Friday, May 19, 2006 File:148888main sts121atpad lg.jpg

Space Shuttle Discovery rests on Launch Pad 39B at NASA's Kennedy Space Center after completing the 4.2-mile journey from the Vehicle Assembly Building May 19, 2006.
(Image missing from Commons: image; log)

On Friday in Cape Canaveral, Florida, Space Shuttle Discovery began its 4.2 mile, 7 hour long journey to the launch pad, completing successfully. Discovery weighs approximately 4.5 million pounds.

The launch was supposed to occur in May, but NASA pushed back the date because of a faulty fuel sensor.

This will be Discovery's second mission since the space shuttle Columbia broke apart during re-entry in 2003. Engineers believed that foam falling from the shuttle and smashing into the wing caused the disaster. After the accident, NASA grounded the shuttle fleet to determine the cause.

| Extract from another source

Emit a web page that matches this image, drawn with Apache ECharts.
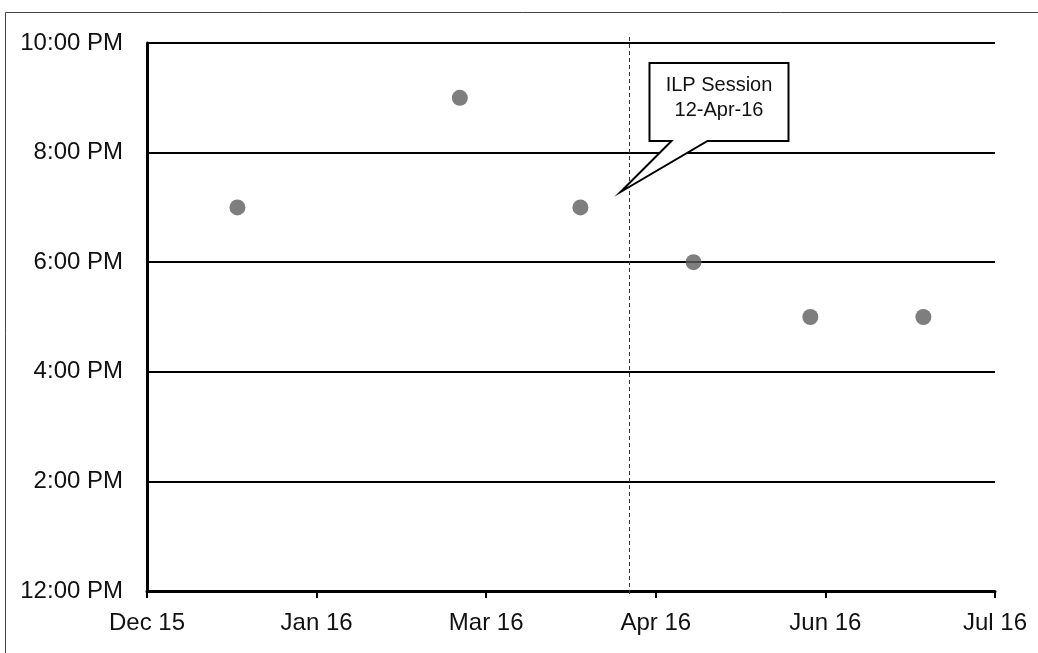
<!DOCTYPE html>
<html>
<head>
<meta charset="utf-8">
<script src="https://cdn.jsdelivr.net/npm/echarts@6/dist/echarts.min.js"></script>
<style>
html,body{margin:0;padding:0;background:#fff;}
#c{width:1038px;height:653px;}
</style>
</head>
<body>
<div id="c"></div>
<script>
// ---- data ----
const xTickLabels = ['Dec 15', 'Jan 16', 'Mar 16', 'Apr 16', 'Jun 16', 'Jul 16'];
const yTickLabels = ['12:00 PM', '2:00 PM', '4:00 PM', '6:00 PM', '8:00 PM', '10:00 PM'];
const axisStartDate = '2015-12-06';
const tickDays = 45;
const dates = ['2015-12-30', '2016-02-27', '2016-03-30', '2016-04-29', '2016-05-30', '2016-06-29'];
const hours = [19, 21, 19, 18, 17, 17];
const sessionDate = '2016-04-12';
const sessionLabel = ['ILP Session', '12-Apr-16'];

// ---- helpers ----
function dayOffset(s) {
  const a = s.split('-').map(Number), b = axisStartDate.split('-').map(Number);
  return (Date.UTC(a[0], a[1] - 1, a[2]) - Date.UTC(b[0], b[1] - 1, b[2])) / 86400000;
}
const points = dates.map((d, i) => [dayOffset(d), hours[i]]);
const sessionDay = dayOffset(sessionDate);
const FONT = "'Liberation Sans', Arial, sans-serif";
const TXT = '#111';

const chart = echarts.init(document.getElementById('c'), null, { renderer: 'canvas' });
chart.setOption({
  animation: false,
  backgroundColor: '#fff',
  graphic: [{
    type: 'rect', z: 0, silent: true,
    shape: { x: 5.5, y: 12.5, width: 1100, height: 700 },
    style: { fill: 'none', stroke: '#444', lineWidth: 1 }
  }],
  grid: { left: 147, right: 43, top: 43, bottom: 62 },
  xAxis: {
    type: 'value', min: 0, max: tickDays * (xTickLabels.length - 1), interval: tickDays,
    axisLine: { show: true, lineStyle: { color: '#000', width: 3 } },
    axisTick: { show: true, length: 7, lineStyle: { color: '#000', width: 2 } },
    splitLine: { show: false },
    axisLabel: {
      fontSize: 24, fontFamily: FONT, color: TXT, margin: 20,
      formatter: v => xTickLabels[Math.round(v / tickDays)] || ''
    }
  },
  yAxis: {
    type: 'value', min: 12, max: 22, interval: 2,
    axisLine: { show: true, lineStyle: { color: '#000', width: 3 } },
    axisTick: { show: false },
    splitLine: { show: true, lineStyle: { color: '#000', width: 2 } },
    axisLabel: {
      fontSize: 24, fontFamily: FONT, color: TXT, margin: 24,
      formatter: v => yTickLabels[Math.round((v - 12) / 2)] || ''
    }
  },
  series: [
    {
      type: 'custom', z: 3, silent: true, clip: false,
      data: [[sessionDay, 12]],
      renderItem: function (params, api) {
        const p = api.coord([api.value(0), api.value(1)]);
        const cs = params.coordSys;
        const L = Math.round(p[0]) + 0.5;
        const top = cs.y;
        const bot = cs.y + cs.height;
        const bTop = top + 20, bBot = top + 98, tipY = top + 149;
        return {
          type: 'group',
          children: [
            {
              type: 'line',
              shape: { x1: L, y1: top - 6, x2: L, y2: bot + 6 },
              style: { stroke: '#333', lineWidth: 1, lineDash: [4, 3] }
            },
            {
              type: 'polygon',
              shape: {
                points: [
                  [L + 20, bBot], [L + 20, bTop], [L + 159, bTop], [L + 159, bBot],
                  [L + 78, bBot], [L - 9, tipY], [L + 42, bBot]
                ]
              },
              style: { fill: '#fff', stroke: '#000', lineWidth: 2 }
            },
            {
              type: 'text',
              style: {
                x: L + 89.5, y: bTop + 22, text: sessionLabel[0],
                fill: TXT, font: '20px ' + FONT, align: 'center', verticalAlign: 'middle'
              }
            },
            {
              type: 'text',
              style: {
                x: L + 89.5, y: bTop + 47, text: sessionLabel[1],
                fill: TXT, font: '20px ' + FONT, align: 'center', verticalAlign: 'middle'
              }
            }
          ]
        };
      }
    },
    {
      type: 'scatter', z: 4,
      data: points,
      symbol: 'circle', symbolSize: 16,
      itemStyle: { color: '#5e5e5e' }
    }
  ]
});
</script>
</body>
</html>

In 2005 cameras had shown during launch that a piece of foam being shed from the external tank, as well as smaller tile and foam dings. NASA and the crew decided that mission specialist Stephen Robinson should attempt to pull out the protruding gap fillers. Cameras also detected a small piece of thermal blanket near the cockpit that fell off, but later tests in wind tunnels had shown the piece to be of little concern and Discover landed safely.

NASA is scheduling the launch for Discovery to be between July 1 and July 19, 2006 and Steve Lindsey will Commander of the mission, flying with pilot Mark Kelly, two spacewalkers, Mike Fossum and Piers Sellers and mission specialists Stephanie Wilson and Lisa Nowak. European Space Agency (ESA) astronaut Thomas Reiter is also part of the crew but he will remain on the International Space Station (ISS) for several months.